Les femmes ravies,les hommes moins
Mariée depuis 40 ans, Lamia Adel, qui a toujours cru en la bonne foi de son mari et à un amour éternel, n’a jamais pensé à se mettre à l’abri. Son mari, chef d’entreprise, n’y a visiblement jamais pensé non plus. Divorcée à 65 ans, elle se retrouve sans aucun sou, alors qu’elle a versé son héritage parental pour développer l’entreprise de son mari. « Comment pourraisje survivre ? Aucun des biens immobiliers que nous avons acquis n’est à mon nom et je dépends de lui financièrement », fulmine-t-elle, tout en saluant la fatwa concernant le partage des biens du couple, qui lui aurait permis de ne pas partir les mains vides après 40 ans de mariage au service de son mari. Idem pour Noha Mostafa, une femme au foyer qui a apprécié cette fatwa et a appelé à la prise en considération du travail domestique assumé par l’épouse dans l’évaluation de sa contribution à la fructification des biens familiaux.
« La femme servait sans relâche son mari et ses enfants, jour et nuit. Malheureusement, l’époux a engagé sa femme dans le rôle d’une servante éternelle non payante, par le contrat de mariage », se plaintelle. Quant aux hommes, ils sont divisés sur le sujet. Hicham Mahmoud, comptable, n’y voit aucun problème, surtout si les époux se basent sur la contribution, prouvée de chacun à la fructification du patrimoine. « Pourquoi est-ce que ce serait mal vu ? Les époux sont solidaires en ce qui concerne les dépenses, mais dans une juste mesure », assure-t-il. Pour Haytham Gamal, la vie conjugale est un équilibre bâti sur l’amour et non seulement sur le juridique. « Les hommes seront-ils obligés, au moment de la signature du contrat de mariage, de remplir une fiche spécifique à la gestion des biens ? », se demande-t-il ironiquement. Quant à Zidan Abdallah, il se dit très sceptique quant à l’idée même de se marier, depuis qu’il a appris qu’en cas de divorce, il pourrait partager ses biens avec sa femme. « Il ne faut pas copier l’Occident. C’est illicite, injuste, voire illogique que la femme partage des biens alors qu’elle n’y a versé aucun sou », dit-il.

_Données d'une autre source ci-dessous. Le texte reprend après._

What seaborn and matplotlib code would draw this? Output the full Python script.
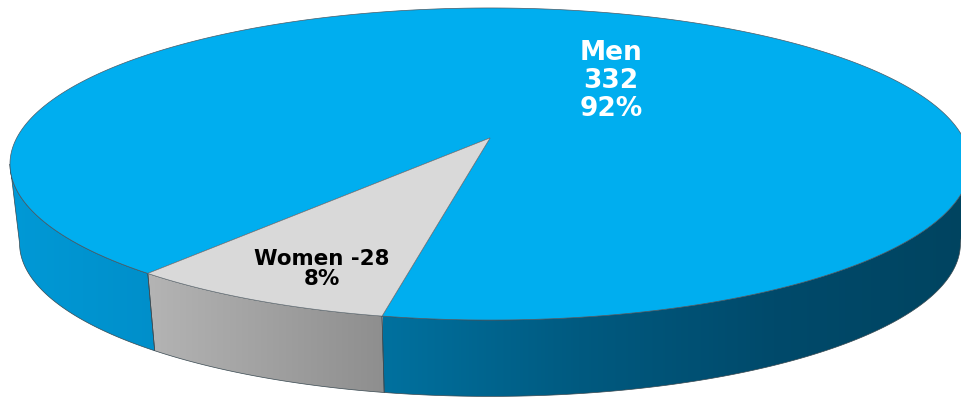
#%%
'''PACKAGE IMPORTS'''
import numpy as np
import matplotlib
matplotlib.use('Agg')
import matplotlib.pyplot as plt
import seaborn as sns

#%%
'''DATA'''
labels = ['Women', 'Men']
counts = [28, 332]
percents = [8, 92]

#%%
'''GEOMETRY (pixels) - a disc seen in perspective'''
cx, cy = 490, 138     #where the disc centre lands
a, b = 473.3, 151.7   #half axes before perspective
k = 1 / 6             #perspective strength
start = 231           #rim angle where the women slice begins

def rim(thetas, scale = 1.0, drop = 0.0):
    u, v = np.cos(np.radians(thetas)), np.sin(np.radians(thetas))
    w = 1 + k * v
    return cx + scale * a * u / w, cy + drop - scale * b * v / w

def wall(ax, t0, t1, colors, x0, x1):
    #side wall between two rim angles, filled with a left to right gradient
    t = np.linspace(t0, t1, 200)
    xt, yt = rim(t)
    xb, yb = rim(t, 0.98, 80)
    xs = np.r_[xt, xb[::-1]]
    ys = np.r_[yt, yb[::-1]]
    poly, = ax.fill(xs, ys, facecolor = 'none', edgecolor = '#37474f', lw = 0.5, zorder = 3)
    cmap = sns.blend_palette(colors, as_cmap = True)
    im = ax.imshow(np.linspace(0, 1, 256)[None, :], cmap = cmap, aspect = 'auto',
                   extent = [x0, x1, 398, 0], zorder = 2)
    im.set_clip_path(poly)

#%%
'''PLOT'''
sns.set_theme(style = 'white')
plt.rcParams['font.family'] = ['DejaVu Sans']

fig = plt.figure(figsize = (9.62, 3.98), dpi = 100, facecolor = 'white')
ax = fig.add_axes([0, 0, 1, 1])

sweep = 360 * counts[0] / sum(counts)
end = start + sweep
left_edge = 180 + np.degrees(np.arcsin(k))
right_edge = 360 - np.degrees(np.arcsin(k))

#Side walls
wall(ax, left_edge, start, ['#0099d6', '#008fca'], 10, 157)
wall(ax, start, end, ['#b4b4b4', '#8e8e8e'], 148, 386)
wall(ax, end, right_edge, ['#00719f', '#005a80', '#004a6b', '#004460'], 383, 970)

#Top slices
t = np.linspace(end, start + 360, 600)
x, y = rim(t)
ax.fill(np.r_[cx, x], np.r_[cy, y], facecolor = '#00aeef', edgecolor = '#4a5a66', lw = 0.5, zorder = 4)
t = np.linspace(start, end, 60)
x, y = rim(t)
ax.fill(np.r_[cx, x], np.r_[cy, y], facecolor = '#d9d9d9', edgecolor = '#6a737a', lw = 0.4, zorder = 5)

#Labels
ax.text(611, 81, f'{labels[1]}\n{counts[1]}\n{percents[1]}%', color = 'white', fontsize = 19,
        fontweight = 'bold', ha = 'center', va = 'center', linespacing = 1.1, zorder = 6)
ax.text(322, 269, f'{labels[0]} -{counts[0]}\n{percents[0]}%', color = 'black', fontsize = 15.4,
        fontweight = 'bold', ha = 'center', va = 'center', linespacing = 1.02, zorder = 6)

ax.set_xlim(0, 962)
ax.set_ylim(398, 0)
ax.axis('off')

fig.savefig('out.png', dpi = 100)
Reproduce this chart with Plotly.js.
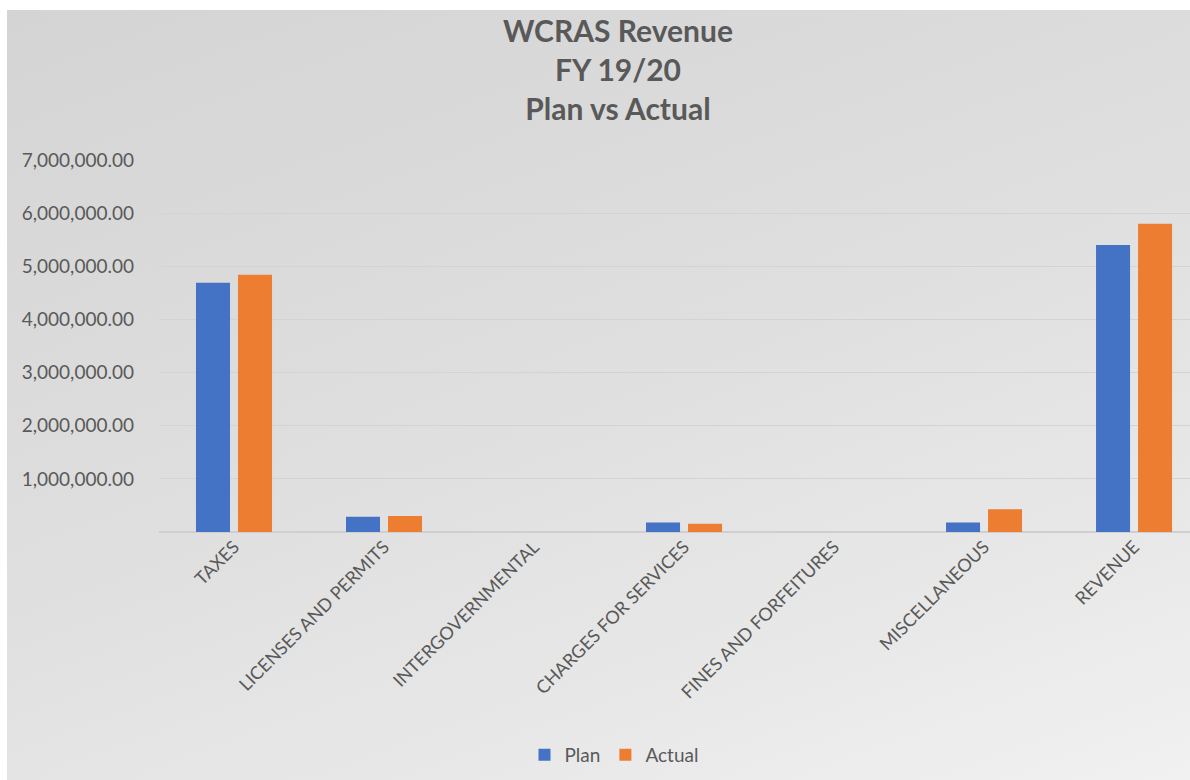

La polémique ne paraît pas près de s’essouffler. En l’attente d’une loi ou d’un contrat de partage des biens, c’est aux jeunes célibataires d’aujourd’hui, futurs mariés de demain, de savoir qu’ils ont l’entière latitude de choisir, pour leur couple, la justice qui sied à leurs convictions et convient à leurs principes. Et comme disait Aristote : « Ce n’est pas la loi qui fait les justes, mais ce sont les justes qui font la loi ».